• Your objective:
A faithful transcription of all the data is required.
* begin *
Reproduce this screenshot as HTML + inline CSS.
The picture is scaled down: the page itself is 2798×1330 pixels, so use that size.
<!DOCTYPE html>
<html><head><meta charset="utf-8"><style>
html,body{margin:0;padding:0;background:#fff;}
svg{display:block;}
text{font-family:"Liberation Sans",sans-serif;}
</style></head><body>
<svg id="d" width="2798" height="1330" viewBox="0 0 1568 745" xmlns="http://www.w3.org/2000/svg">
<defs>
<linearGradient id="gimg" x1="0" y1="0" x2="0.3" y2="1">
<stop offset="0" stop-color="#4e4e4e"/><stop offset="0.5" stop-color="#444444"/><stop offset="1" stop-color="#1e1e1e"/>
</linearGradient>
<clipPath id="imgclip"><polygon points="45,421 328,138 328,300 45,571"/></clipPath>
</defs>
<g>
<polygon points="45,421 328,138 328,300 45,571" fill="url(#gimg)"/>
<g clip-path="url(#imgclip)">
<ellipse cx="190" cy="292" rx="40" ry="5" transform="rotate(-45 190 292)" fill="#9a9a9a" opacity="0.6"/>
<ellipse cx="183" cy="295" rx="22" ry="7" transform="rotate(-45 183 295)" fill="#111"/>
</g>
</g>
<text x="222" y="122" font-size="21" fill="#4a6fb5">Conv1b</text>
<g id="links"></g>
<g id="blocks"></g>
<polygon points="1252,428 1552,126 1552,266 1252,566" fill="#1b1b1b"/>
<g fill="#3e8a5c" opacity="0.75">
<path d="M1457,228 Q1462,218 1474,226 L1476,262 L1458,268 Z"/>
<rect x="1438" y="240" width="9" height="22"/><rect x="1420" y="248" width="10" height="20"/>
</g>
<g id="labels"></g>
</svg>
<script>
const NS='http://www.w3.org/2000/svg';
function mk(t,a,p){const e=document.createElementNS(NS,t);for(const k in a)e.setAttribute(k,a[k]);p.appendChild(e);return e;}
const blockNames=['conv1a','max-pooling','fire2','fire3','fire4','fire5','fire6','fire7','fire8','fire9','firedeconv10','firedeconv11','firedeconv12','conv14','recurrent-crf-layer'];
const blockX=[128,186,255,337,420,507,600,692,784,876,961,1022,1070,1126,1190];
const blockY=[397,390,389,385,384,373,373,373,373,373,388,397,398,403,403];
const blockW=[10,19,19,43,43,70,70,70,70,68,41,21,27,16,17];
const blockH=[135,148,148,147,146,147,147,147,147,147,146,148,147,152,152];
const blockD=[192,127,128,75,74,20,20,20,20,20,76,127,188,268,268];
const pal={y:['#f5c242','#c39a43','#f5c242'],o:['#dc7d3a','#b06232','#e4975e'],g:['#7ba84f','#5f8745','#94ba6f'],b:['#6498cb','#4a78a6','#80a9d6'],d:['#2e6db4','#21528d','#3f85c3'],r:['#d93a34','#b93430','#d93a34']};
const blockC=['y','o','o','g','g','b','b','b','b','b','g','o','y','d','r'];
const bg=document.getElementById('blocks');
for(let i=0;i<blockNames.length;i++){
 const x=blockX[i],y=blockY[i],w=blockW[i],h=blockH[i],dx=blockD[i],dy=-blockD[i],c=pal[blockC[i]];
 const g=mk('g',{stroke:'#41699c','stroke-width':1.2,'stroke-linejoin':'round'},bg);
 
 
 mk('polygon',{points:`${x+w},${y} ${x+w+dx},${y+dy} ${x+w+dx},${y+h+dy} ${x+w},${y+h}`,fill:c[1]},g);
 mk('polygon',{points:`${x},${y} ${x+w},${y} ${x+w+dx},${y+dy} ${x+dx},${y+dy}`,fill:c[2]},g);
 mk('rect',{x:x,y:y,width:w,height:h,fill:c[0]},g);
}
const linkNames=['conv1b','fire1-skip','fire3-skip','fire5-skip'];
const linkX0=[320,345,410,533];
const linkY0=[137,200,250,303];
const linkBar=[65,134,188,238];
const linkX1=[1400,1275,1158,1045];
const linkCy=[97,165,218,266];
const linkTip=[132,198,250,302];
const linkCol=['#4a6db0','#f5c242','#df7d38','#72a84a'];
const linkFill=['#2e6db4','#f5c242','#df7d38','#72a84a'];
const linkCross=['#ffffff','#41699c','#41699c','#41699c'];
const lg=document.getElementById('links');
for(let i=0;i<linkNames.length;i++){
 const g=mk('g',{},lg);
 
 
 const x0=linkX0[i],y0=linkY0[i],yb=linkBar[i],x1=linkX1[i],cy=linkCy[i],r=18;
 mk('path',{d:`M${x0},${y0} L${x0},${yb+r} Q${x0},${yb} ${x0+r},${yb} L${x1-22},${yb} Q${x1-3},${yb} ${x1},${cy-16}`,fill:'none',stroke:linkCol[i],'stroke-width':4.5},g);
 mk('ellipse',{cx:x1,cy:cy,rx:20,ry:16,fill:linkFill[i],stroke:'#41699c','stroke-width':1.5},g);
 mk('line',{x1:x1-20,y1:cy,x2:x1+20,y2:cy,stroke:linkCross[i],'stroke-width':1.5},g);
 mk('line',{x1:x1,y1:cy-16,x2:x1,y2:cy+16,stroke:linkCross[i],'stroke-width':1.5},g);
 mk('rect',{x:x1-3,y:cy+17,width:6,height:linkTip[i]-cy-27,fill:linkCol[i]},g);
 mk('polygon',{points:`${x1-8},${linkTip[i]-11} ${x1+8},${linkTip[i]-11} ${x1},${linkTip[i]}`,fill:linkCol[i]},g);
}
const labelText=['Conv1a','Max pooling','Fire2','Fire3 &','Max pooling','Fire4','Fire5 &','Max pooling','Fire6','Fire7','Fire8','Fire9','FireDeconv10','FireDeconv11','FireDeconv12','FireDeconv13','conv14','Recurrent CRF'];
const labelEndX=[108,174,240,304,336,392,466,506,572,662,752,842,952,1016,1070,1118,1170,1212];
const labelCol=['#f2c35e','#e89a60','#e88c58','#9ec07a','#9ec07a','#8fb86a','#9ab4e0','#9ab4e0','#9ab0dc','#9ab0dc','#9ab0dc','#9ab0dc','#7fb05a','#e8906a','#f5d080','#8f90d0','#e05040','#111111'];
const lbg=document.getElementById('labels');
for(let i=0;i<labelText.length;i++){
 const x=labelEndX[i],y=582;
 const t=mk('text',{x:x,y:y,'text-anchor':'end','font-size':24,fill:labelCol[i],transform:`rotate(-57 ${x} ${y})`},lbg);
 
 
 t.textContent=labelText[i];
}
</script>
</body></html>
* end *
• Solution below:
Reproduce this screenshot as HTML + inline CSS.
The picture is scaled down: the page itself is 2798×1330 pixels, so use that size.
<!DOCTYPE html>
<html><head><meta charset="utf-8"><style>
html,body{margin:0;padding:0;background:#fff;}
svg{display:block;}
text{font-family:"Liberation Sans",sans-serif;}
</style></head><body>
<svg id="d" width="2798" height="1330" viewBox="0 0 1568 745" xmlns="http://www.w3.org/2000/svg">
<defs>
<linearGradient id="gimg" x1="0" y1="0" x2="0.3" y2="1">
<stop offset="0" stop-color="#4e4e4e"/><stop offset="0.5" stop-color="#444444"/><stop offset="1" stop-color="#1e1e1e"/>
</linearGradient>
<clipPath id="imgclip"><polygon points="45,421 328,138 328,300 45,571"/></clipPath>
</defs>
<g>
<polygon points="45,421 328,138 328,300 45,571" fill="url(#gimg)"/>
<g clip-path="url(#imgclip)">
<ellipse cx="190" cy="292" rx="40" ry="5" transform="rotate(-45 190 292)" fill="#9a9a9a" opacity="0.6"/>
<ellipse cx="183" cy="295" rx="22" ry="7" transform="rotate(-45 183 295)" fill="#111"/>
</g>
</g>
<text x="222" y="122" font-size="21" fill="#4a6fb5">Conv1b</text>
<g id="links"></g>
<g id="blocks"></g>
<polygon points="1252,428 1552,126 1552,266 1252,566" fill="#1b1b1b"/>
<g fill="#3e8a5c" opacity="0.75">
<path d="M1457,228 Q1462,218 1474,226 L1476,262 L1458,268 Z"/>
<rect x="1438" y="240" width="9" height="22"/><rect x="1420" y="248" width="10" height="20"/>
</g>
<g id="labels"></g>
</svg>
<script>
const NS='http://www.w3.org/2000/svg';
function mk(t,a,p){const e=document.createElementNS(NS,t);for(const k in a)e.setAttribute(k,a[k]);p.appendChild(e);return e;}
const blockNames=['conv1a','max-pooling','fire2','fire3','fire4','fire5','fire6','fire7','fire8','fire9','firedeconv10','firedeconv11','firedeconv12','conv14','recurrent-crf-layer'];
const blockX=[128,186,255,337,420,507,600,692,784,876,961,1022,1070,1126,1190];
const blockY=[397,390,389,385,384,373,373,373,373,373,388,397,398,403,403];
const blockW=[10,19,19,43,43,70,70,70,70,68,41,21,27,16,17];
const blockH=[135,148,148,147,146,147,147,147,147,147,146,148,147,152,152];
const blockD=[192,127,128,75,74,20,20,20,20,20,76,127,188,268,268];
const pal={y:['#f5c242','#c39a43','#f5c242'],o:['#dc7d3a','#b06232','#e4975e'],g:['#7ba84f','#5f8745','#94ba6f'],b:['#6498cb','#4a78a6','#80a9d6'],d:['#2e6db4','#21528d','#3f85c3'],r:['#d93a34','#b93430','#d93a34']};
const blockC=['y','o','o','g','g','b','b','b','b','b','g','o','y','d','r'];
const bg=document.getElementById('blocks');
for(let i=0;i<blockNames.length;i++){
 const x=blockX[i],y=blockY[i],w=blockW[i],h=blockH[i],dx=blockD[i],dy=-blockD[i],c=pal[blockC[i]];
 const g=mk('g',{stroke:'#41699c','stroke-width':1.2,'stroke-linejoin':'round'},bg);
 
 
 mk('polygon',{points:`${x+w},${y} ${x+w+dx},${y+dy} ${x+w+dx},${y+h+dy} ${x+w},${y+h}`,fill:c[1]},g);
 mk('polygon',{points:`${x},${y} ${x+w},${y} ${x+w+dx},${y+dy} ${x+dx},${y+dy}`,fill:c[2]},g);
 mk('rect',{x:x,y:y,width:w,height:h,fill:c[0]},g);
}
const linkNames=['conv1b','fire1-skip','fire3-skip','fire5-skip'];
const linkX0=[320,345,410,533];
const linkY0=[137,200,250,303];
const linkBar=[65,134,188,238];
const linkX1=[1400,1275,1158,1045];
const linkCy=[97,165,218,266];
const linkTip=[132,198,250,302];
const linkCol=['#4a6db0','#f5c242','#df7d38','#72a84a'];
const linkFill=['#2e6db4','#f5c242','#df7d38','#72a84a'];
const linkCross=['#ffffff','#41699c','#41699c','#41699c'];
const lg=document.getElementById('links');
for(let i=0;i<linkNames.length;i++){
 const g=mk('g',{},lg);
 
 
 const x0=linkX0[i],y0=linkY0[i],yb=linkBar[i],x1=linkX1[i],cy=linkCy[i],r=18;
 mk('path',{d:`M${x0},${y0} L${x0},${yb+r} Q${x0},${yb} ${x0+r},${yb} L${x1-22},${yb} Q${x1-3},${yb} ${x1},${cy-16}`,fill:'none',stroke:linkCol[i],'stroke-width':4.5},g);
 mk('ellipse',{cx:x1,cy:cy,rx:20,ry:16,fill:linkFill[i],stroke:'#41699c','stroke-width':1.5},g);
 mk('line',{x1:x1-20,y1:cy,x2:x1+20,y2:cy,stroke:linkCross[i],'stroke-width':1.5},g);
 mk('line',{x1:x1,y1:cy-16,x2:x1,y2:cy+16,stroke:linkCross[i],'stroke-width':1.5},g);
 mk('rect',{x:x1-3,y:cy+17,width:6,height:linkTip[i]-cy-27,fill:linkCol[i]},g);
 mk('polygon',{points:`${x1-8},${linkTip[i]-11} ${x1+8},${linkTip[i]-11} ${x1},${linkTip[i]}`,fill:linkCol[i]},g);
}
const labelText=['Conv1a','Max pooling','Fire2','Fire3 &','Max pooling','Fire4','Fire5 &','Max pooling','Fire6','Fire7','Fire8','Fire9','FireDeconv10','FireDeconv11','FireDeconv12','FireDeconv13','conv14','Recurrent CRF'];
const labelEndX=[108,174,240,304,336,392,466,506,572,662,752,842,952,1016,1070,1118,1170,1212];
const labelCol=['#f2c35e','#e89a60','#e88c58','#9ec07a','#9ec07a','#8fb86a','#9ab4e0','#9ab4e0','#9ab0dc','#9ab0dc','#9ab0dc','#9ab0dc','#7fb05a','#e8906a','#f5d080','#8f90d0','#e05040','#111111'];
const lbg=document.getElementById('labels');
for(let i=0;i<labelText.length;i++){
 const x=labelEndX[i],y=582;
 const t=mk('text',{x:x,y:y,'text-anchor':'end','font-size':24,fill:labelCol[i],transform:`rotate(-57 ${x} ${y})`},lbg);
 
 
 t.textContent=labelText[i];
}
</script>
</body></html>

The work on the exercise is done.